=== Goal of the exercise ===
Only the lines holding the string "this" are needed. Copy each one.

— START OF Supplied material —

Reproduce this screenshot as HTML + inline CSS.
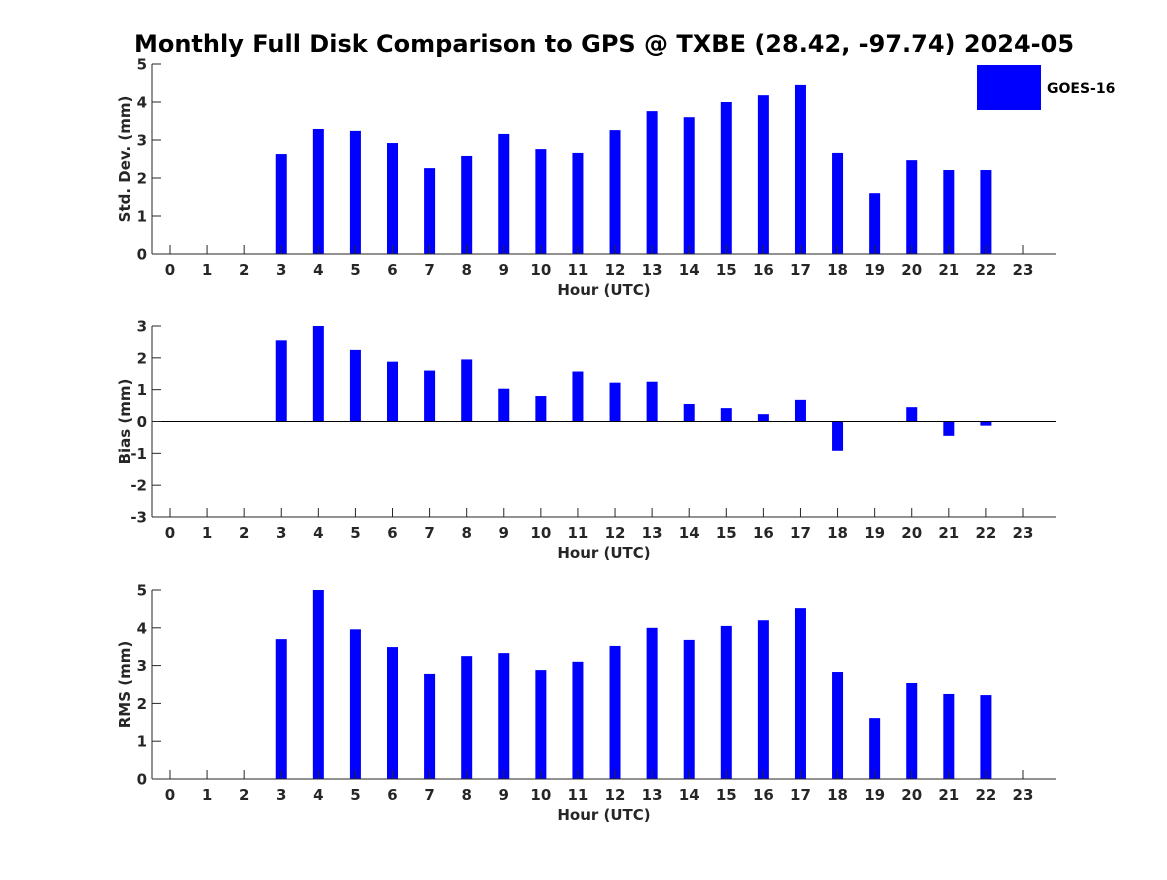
<!DOCTYPE html>
<html><head><meta charset="utf-8"><style>
body{margin:0;background:#fff;}
svg text{font-family:"DejaVu Sans","Liberation Sans",sans-serif;font-weight:bold;fill:#262626;}
</style></head><body>
<svg id="chart" width="1167" height="875" viewBox="0 0 1167 875" xmlns="http://www.w3.org/2000/svg">
<rect width="1167" height="875" fill="#fff"/>
<text x="604" y="52" text-anchor="middle" font-size="24" style="fill:#000">Monthly Full Disk Comparison to GPS @ TXBE (28.42, -97.74) 2024-05</text>
<rect x="977" y="65" width="64" height="45" fill="#0000ff"/>
<text x="1047" y="93" font-size="14" style="fill:#000">GOES-16</text>
<g id="plots"></g>
</svg>
<script>
const hours = [0,1,2,3,4,5,6,7,8,9,10,11,12,13,14,15,16,17,18,19,20,21,22,23];
const stdValues = [null,null,null,2.63,3.29,3.24,2.92,2.26,2.58,3.16,2.76,2.66,3.26,3.76,3.6,4.0,4.18,4.45,2.66,1.6,2.47,2.21,2.21,null];
const biasValues = [null,null,null,2.55,3.0,2.25,1.88,1.6,1.95,1.03,0.8,1.57,1.22,1.25,0.55,0.42,0.23,0.68,-0.92,null,0.45,-0.45,-0.13,null];
const rmsValues = [null,null,null,3.7,5.0,3.96,3.49,2.78,3.25,3.33,2.88,3.1,3.52,4.0,3.68,4.05,4.2,4.52,2.83,1.61,2.54,2.25,2.22,null];
const stdTicks = [0,1,2,3,4,5];
const biasTicks = [-3,-2,-1,0,1,2,3];
const rmsTicks = [0,1,2,3,4,5];

const NS = 'http://www.w3.org/2000/svg';
const g = document.getElementById('plots');
const X0 = 152, X1 = 1056, XMIN = -0.485, XMAX = 23.89;
function xs(h){ return X0 + (h - XMIN) / (XMAX - XMIN) * (X1 - X0); }
function mk(tag, attrs){ const e = document.createElementNS(NS, tag); for (const k in attrs) e.setAttribute(k, attrs[k]); g.appendChild(e); return e; }

function panel(key, values, ticks, ymin, ymax, top, bottom, ylabel){
  const ys = v => bottom - (v - ymin) / (ymax - ymin) * (bottom - top);
  values.forEach((v, i) => {
    if (v === null) return;
    const y0 = ys(0), y1 = ys(v);
    const r = mk('rect', {x: xs(hours[i]) - 5.5, y: Math.min(y0, y1), width: 11, height: Math.abs(y1 - y0), fill: '#0000ff'});
    
    
  });
  const ax = mk('line', {x1: X0, y1: top, x2: X0, y2: bottom, stroke: '#262626', 'stroke-width': 1});
  
  
  const bx = mk('line', {x1: X0, y1: bottom, x2: X1, y2: bottom, stroke: '#262626', 'stroke-width': 1});
  
  
  if (ymin < 0) {
    const z = mk('line', {x1: X0, y1: ys(0), x2: X1, y2: ys(0), stroke: '#000', 'stroke-width': 1});
    
    
  }
  ticks.forEach(t => {
    mk('line', {x1: X0, y1: ys(t), x2: X0 + 9, y2: ys(t), stroke: '#262626'});
    const tx = mk('text', {x: X0 - 5, y: ys(t) + 5.5, 'text-anchor': 'end', 'font-size': 15});
    tx.textContent = t;
    
    
  });
  hours.forEach(h => {
    mk('line', {x1: xs(h), y1: bottom, x2: xs(h), y2: bottom - 9, stroke: '#262626'});
    const tx = mk('text', {x: xs(h), y: bottom + 21, 'text-anchor': 'middle', 'font-size': 15});
    tx.textContent = h;
    
    
  });
  const xl = mk('text', {x: 604, y: bottom + 41, 'text-anchor': 'middle', 'font-size': 15});
  xl.textContent = 'Hour (UTC)';
  
  
  const cy = (top + bottom) / 2;
  const yl = mk('text', {x: 130, y: cy, 'text-anchor': 'middle', 'font-size': 15, transform: 'rotate(-90 130 ' + cy + ')'});
  yl.textContent = ylabel;
  
  
}
panel('std', stdValues, stdTicks, 0, 5, 64, 254, 'Std. Dev. (mm)');
panel('bias', biasValues, biasTicks, -3, 3, 326, 517, 'Bias (mm)');
panel('rms', rmsValues, rmsTicks, 0, 5, 590, 779, 'RMS (mm)');
</script>
</body></html>
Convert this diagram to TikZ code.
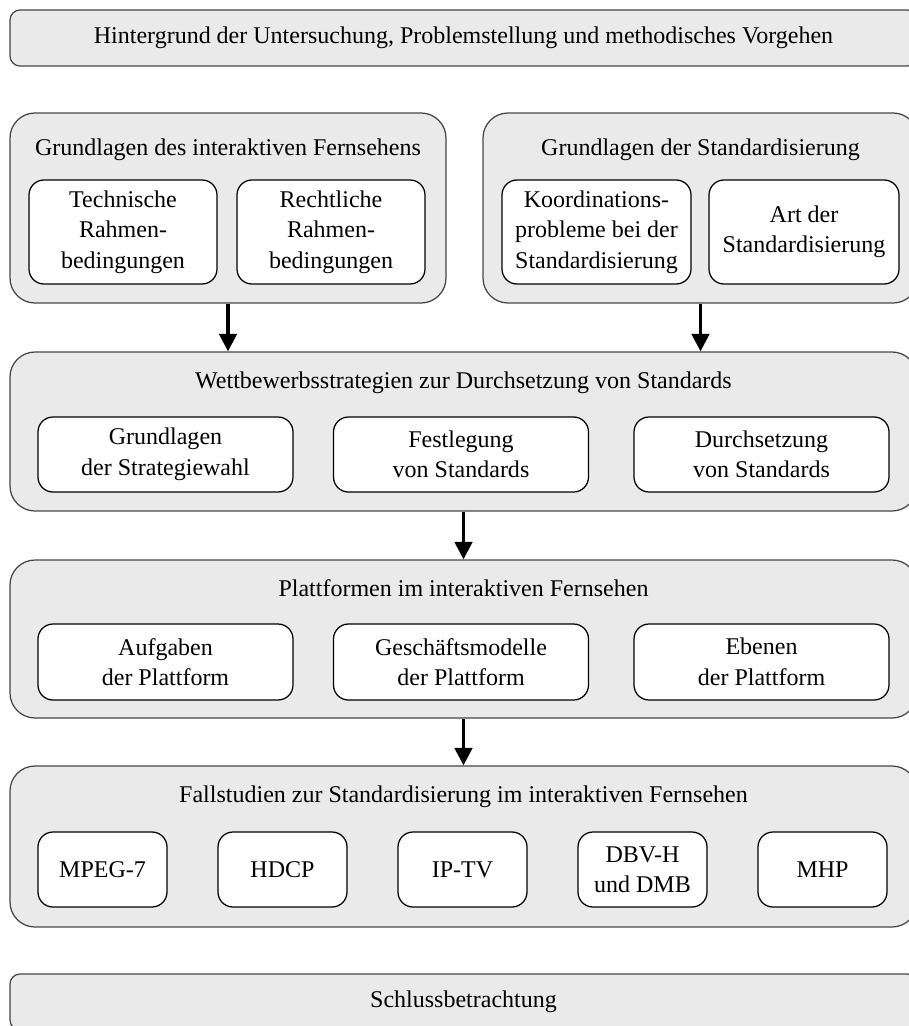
\documentclass[tikz,border=0pt]{standalone}
\usepackage{fontspec}
\setmainfont{Liberation Serif}
\usepackage{tikz}
\usetikzlibrary{arrows.meta, positioning}
\definecolor{groupFill}{RGB}{234,234,234}
\definecolor{groupBorder}{RGB}{70,70,70}
\definecolor{arrowBlack}{RGB}{0,0,0}

\begin{document}
\begin{tikzpicture}[
    x=0.4pt, y=-0.4pt,
    % Wide single-line bar (introduction / conclusion)
    bar/.style={
        rectangle, rounded corners=4pt,
        draw=groupBorder, fill=groupFill,
        line width=0.5pt,
        minimum width=362.8pt, minimum height=22.4pt,
        font=\fontsize{9.6}{12.2}\selectfont, inner sep=0pt
    },
    % Grey container of a chapter: \node[group=WIDTH/HEIGHT]
    group/.style args={#1/#2}{
        rectangle, rounded corners=10pt,
        draw=groupBorder, fill=groupFill,
        line width=0.5pt,
        minimum width=#1, minimum height=#2, inner sep=0pt
    },
    % Chapter title inside a container
    title/.style={font=\fontsize{9.6}{12.2}\selectfont, inner sep=0pt},
    % White section box: \node[sec=WIDTH/HEIGHT]
    sec/.style args={#1/#2}{
        rectangle, rounded corners=6pt,
        draw=black, fill=white,
        line width=0.5pt, align=center,
        minimum width=#1, minimum height=#2,
        font=\fontsize{9.6}{12.2}\selectfont, inner sep=0pt
    },
    flow/.style={-{Triangle[width=7pt, length=7pt]},
                 line width=1.3pt, draw=arrowBlack}
]
\useasboundingbox (0,0) rectangle (908,1026);
% ── Introduction ─────────────────────────────────────────────
\node[bar] (intro) at (463.5, 38)
    {Hintergrund der Untersuchung, Problemstellung und methodisches Vorgehen};
% ── Foundations: two containers side by side ─────────────────
\node[group=174.4pt/76pt] (grundTV)  at (228,   208) {};
\node[group=174pt/76pt]   (grundStd) at (700.5, 208) {};
\node[title] (tvTitle)  at (228,   150) {Grundlagen des interaktiven Fernsehens};
\node[title] (stdTitle) at (700.5, 150) {Grundlagen der Standardisierung};
\node[sec=75.2pt/41.6pt] (technik) at (123,   232) {Technische\\ Rahmen-\\ bedingungen};
\node[sec=75.2pt/41.6pt] (recht)   at (331,   232) {Rechtliche\\ Rahmen-\\ bedingungen};
\node[sec=75.6pt/41.6pt] (koord)   at (596.5, 232) {Koordinations-\\ probleme bei der\\ Standardisierung};
\node[sec=76pt/41.6pt]   (art)     at (804,   232) {Art der\\ Standardisierung};
% ── Competitive strategies ───────────────────────────────────
\node[group=362.8pt/63.6pt] (wett) at (463.5, 431.5) {};
\node[title] (wettTitle) at (463.5, 383)
    {Wettbewerbsstrategien zur Durchsetzung von Standards};
\node[sec=102pt/30pt] (strategie)  at (165.5, 454.5) {Grundlagen\\ der Strategiewahl};
\node[sec=102pt/30pt] (festlegung) at (461,   454.5) {Festlegung\\ von Standards};
\node[sec=102pt/30pt] (durchsetz)  at (761.5, 454.5) {Durchsetzung\\ von Standards};
% ── Platforms ────────────────────────────────────────────────
\node[group=362.8pt/63.2pt] (platt) at (463.5, 639) {};
\node[title] (plattTitle) at (463.5, 588) {Plattformen im interaktiven Fernsehen};
\node[sec=102pt/30.4pt] (aufgaben) at (165.5, 662) {Aufgaben\\ der Plattform};
\node[sec=102pt/30.4pt] (modelle)  at (461,   662) {Geschäftsmodelle\\ der Plattform};
\node[sec=102pt/30.4pt] (ebenen)   at (761.5, 662) {Ebenen\\ der Plattform};
% ── Case studies ─────────────────────────────────────────────
\node[group=362.8pt/64.4pt] (fall) at (463.5, 846.5) {};
\node[title] (fallTitle) at (463.5, 797)
    {Fallstudien zur Standardisierung im interaktiven Fernsehen};
\node[sec=51.6pt/30pt] (mpeg) at (102.5, 869.5) {MPEG-7};
\node[sec=51.6pt/30pt] (hdcp) at (282.5, 869.5) {HDCP};
\node[sec=51.6pt/30pt] (iptv) at (462.5, 869.5) {IP-TV};
\node[sec=51.6pt/30pt] (dvbh) at (642.5, 869.5) {DBV-H\\ und DMB};
\node[sec=51.6pt/30pt] (mhp)  at (822.5, 869.5) {MHP};
% ── Conclusion ───────────────────────────────────────────────
\node[bar] (schluss) at (463.5, 1002) {Schlussbetrachtung};
% ── ARROWS ───────────────────────────────────────────────────
\draw[flow] (grundTV.south)  -- (grundTV.south |- wett.north);
\draw[flow] (grundStd.south) -- (grundStd.south |- wett.north);
\draw[flow] (wett.south)     -- (platt.north);
\draw[flow] (platt.south)    -- (fall.north);
\end{tikzpicture}
\end{document}
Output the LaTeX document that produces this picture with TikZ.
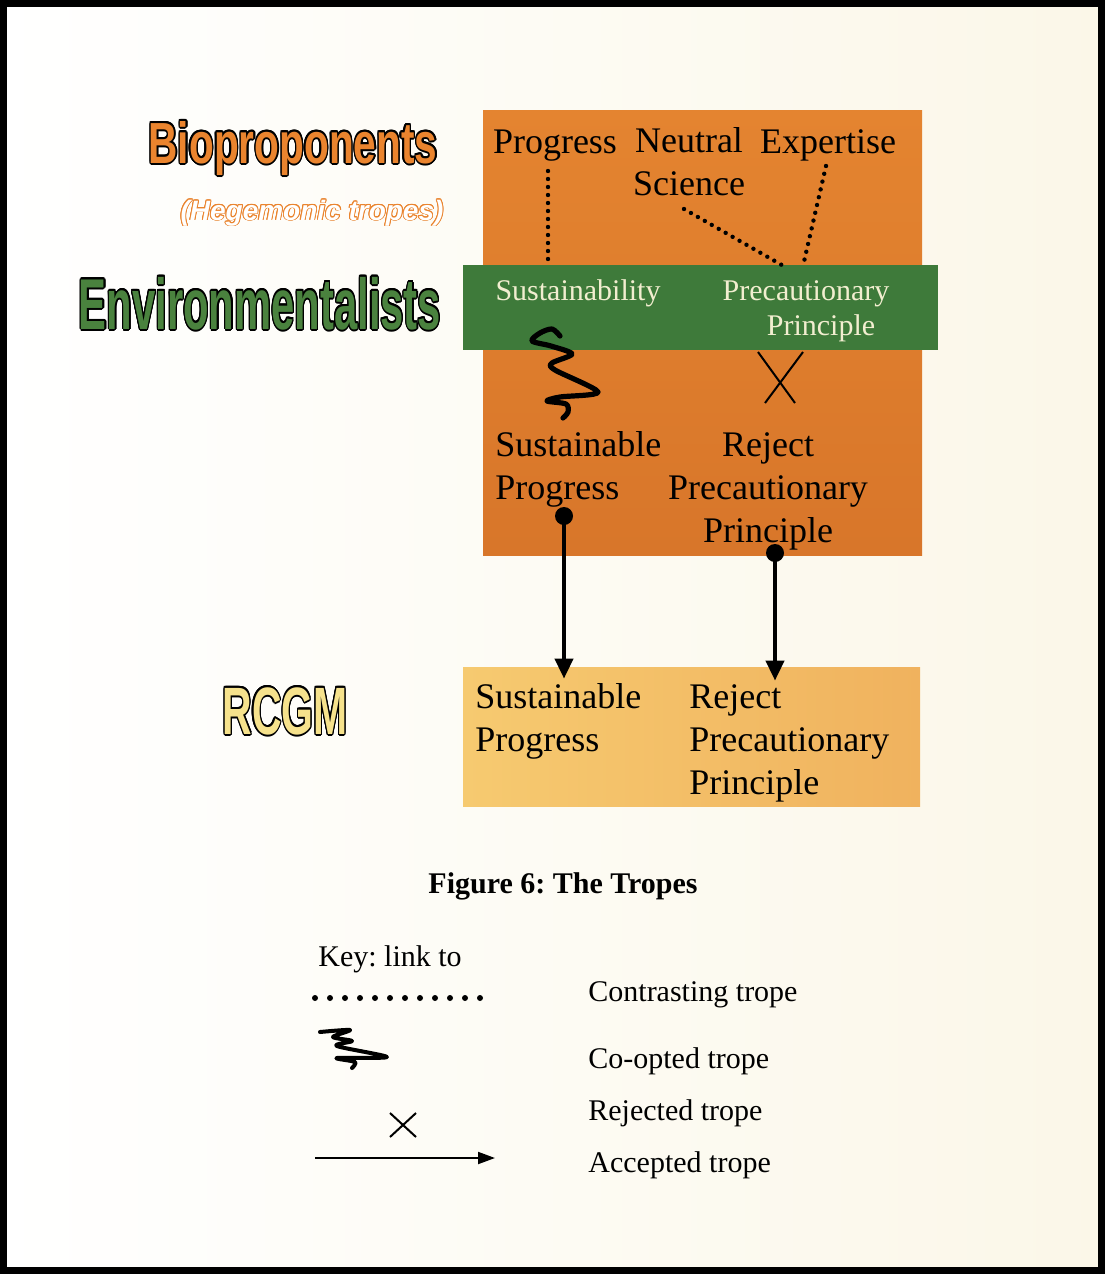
\documentclass[tikz,border=0pt]{standalone}
\usepackage{fontspec}
\setmainfont{Liberation Serif}
\setsansfont{Liberation Sans}
\usepackage{xcolor}
\usepackage{graphicx}
\usepackage{contour}
\contourlength{1pt}
\usepackage{tikz}
\usetikzlibrary{arrows.meta, positioning, calc}
\frenchspacing

\definecolor{bioorange}{RGB}{234,132,46}
\definecolor{envgreen}{RGB}{74,130,62}
\definecolor{rcgmyellow}{RGB}{246,226,140}
\definecolor{boxorange}{RGB}{228,132,48}
\definecolor{boxorangedk}{RGB}{216,118,42}
\definecolor{bandgreen}{RGB}{62,122,58}
\definecolor{lowleft}{RGB}{246,202,112}
\definecolor{lowright}{RGB}{240,178,94}
\definecolor{bandtext}{RGB}{242,238,208}
\definecolor{pagecream}{RGB}{251,247,232}

\tikzstyle{tropebox} = [rectangle, inner sep=0pt, draw=none]
\tikzstyle{hegbox}   = [tropebox, top color=boxorange, bottom color=boxorangedk]
\tikzstyle{envband}  = [tropebox, fill=bandgreen]
\tikzstyle{rcgmbox}  = [tropebox, left color=lowleft, right color=lowright]
\tikzstyle{trope}    = [inner sep=0pt, anchor=base, align=center,
    font=\fontsize{18}{21.5}\selectfont]
\tikzstyle{bandtrope} = [trope, text=bandtext,
    font=\fontsize{15}{17.5}\selectfont]
\tikzstyle{actor}    = [inner sep=0pt, anchor=base, font=\sffamily\bfseries]
\tikzstyle{keytext}  = [inner sep=0pt, anchor=base west,
    font=\fontsize{15}{18}\selectfont]
\tikzstyle{contrast} = [line width=2.2pt, line cap=round,
    dash pattern=on 0pt off 4pt]
\tikzstyle{coopt}    = [line width=2.6pt, line cap=round, line join=round]
\tikzstyle{reject}   = [line width=1pt]
\tikzstyle{accept}   = [-{Triangle[length=10pt, width=9pt]}, line width=2pt]

\begin{document}
\begin{tikzpicture}[x=0.5pt, y=-0.5pt]
  \useasboundingbox (0,0) rectangle (1105,1274);
  \fill[left color=white, right color=pagecream] (0,0) rectangle (1105,1274);

  % Boxes
  \node[hegbox, minimum width=219.5pt, minimum height=222.5pt] (heg) at (702.5,332.5) {};
  \node[envband, minimum width=237.5pt, minimum height=42.5pt] (band) at (700.5,307.5) {};
  \node[rcgmbox, minimum width=228.5pt, minimum height=69.5pt] (low) at (691.5,736.5) {};

  % Actors
  \node[actor, font=\fontsize{29}{30}\sffamily\bfseries] (bio) at (293,163)
    {\scalebox{0.70}[1]{\color{bioorange}\contour{black}{Bioproponents}}};
  \node[actor, font=\fontsize{14}{16}\sffamily\bfseries\itshape] (hegtxt) at (312,220)
    {{\contourlength{0.45pt}\color{white}\contour{bioorange}{(Hegemonic tropes)}}};
  \node[actor, font=\fontsize{36}{38}\sffamily\bfseries] (env) at (260,329)
    {\scalebox{0.58}[1]{\color{envgreen}\contour{black}{Environmentalists}}};
  \node[actor, font=\fontsize{33.5}{35}\sffamily\bfseries] (rcgm) at (285,734)
    {\scalebox{0.61}[1]{\color{rcgmyellow}\contour{black}{RCGM}}};

  % Hegemonic tropes
  \node[trope] (prog) at (555,153) {Progress};
  \node[trope] (neut) at (689,195) {Neutral\\Science};
  \node[trope] (expt) at (828,153) {Expertise};

  % Environmentalist tropes
  \node[bandtrope] (sust) at (578,300) {Sustainability};
  \node[bandtrope] (prec) at (806,335) {Precautionary\\\hspace*{15pt}Principle};

  % Responses
  \node[trope, anchor=base west, align=left] (sp1) at (495,499) {Sustainable\\Progress};
  \node[trope] (rp1) at (768,542) {Reject\\Precautionary\\Principle};
  \node[trope, anchor=base west, align=left] (sp2) at (475,751) {Sustainable\\Progress};
  \node[trope, anchor=base west, align=left] (rp2) at (689,794) {Reject\\Precautionary\\Principle};

  % Links
  \coordinate (sustop) at (548,262);
  \coordinate (prectop) at (787,268);
  \draw[contrast] ([xshift=-3.5pt, yshift=-9pt]prog.base) -- (sustop);
  \draw[contrast] (684,209) -- (prectop);
  \draw[contrast] (826,166) -- (803,266);

  \draw[coopt] plot[smooth, tension=0.5] coordinates {(560,336) (552,329) (540,333)
    (532,341) (551,346) (572,354) (552,363) (555,370) (598,392) (560,397)
    (547,401) (566,404) (568,412) (563,418)};

  \draw[reject] (758,352) -- (795,403);
  \draw[reject] (803,352) -- (765,403);

  \coordinate (spdot) at (564,516);
  \coordinate (rpdot) at (775,553);
  \fill (spdot) circle (4.5pt);
  \fill (rpdot) circle (4.5pt);
  \draw[accept] (spdot) -- ($(spdot |- low.north)+(0,12)$);
  \draw[accept] (rpdot) -- ($(rpdot |- low.north)+(0,14)$);

  % Caption
  \node[inner sep=0pt, anchor=base, font=\fontsize{15}{18}\selectfont\bfseries] (cap) at (563,893)
    {Figure 6: The Tropes};

  % Key
  \node[keytext] (key) at (318,966) {Key: link to};
  \node[keytext] (kcon) at (588,1001) {Contrasting trope};
  \node[keytext] (kcoo) at (588,1068) {Co-opted trope};
  \node[keytext] (krej) at (588,1120) {Rejected trope};
  \node[keytext] (kacc) at (588,1172) {Accepted trope};

  \draw[line width=3pt, line cap=round, dash pattern=on 0pt off 7.5pt] (315,998) -- (481,998);
  \draw[coopt, line width=2pt] plot[smooth, tension=0.5] coordinates {(320,1032) (350,1030)
    (333,1037) (352,1041) (337,1046) (387,1057) (337,1058) (355,1062) (352,1068)};
  \draw[reject] (390,1113) -- (416,1137);
  \draw[reject] (416,1113) -- (390,1137);
  \draw[-{Triangle[length=8.5pt, width=6pt]}, line width=1pt] (315,1158) -- (495,1158);

  % Frame
  \draw[line width=3.5pt] (3.5,3.5) rectangle (1101.5,1270.5);
\end{tikzpicture}
\end{document}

— END OF Supplied material —

=== Written answer ===
Reproduce this screenshot as HTML + inline CSS.
Convert this diagram to TikZ code.
Output the LaTeX document that produces this picture with TikZ.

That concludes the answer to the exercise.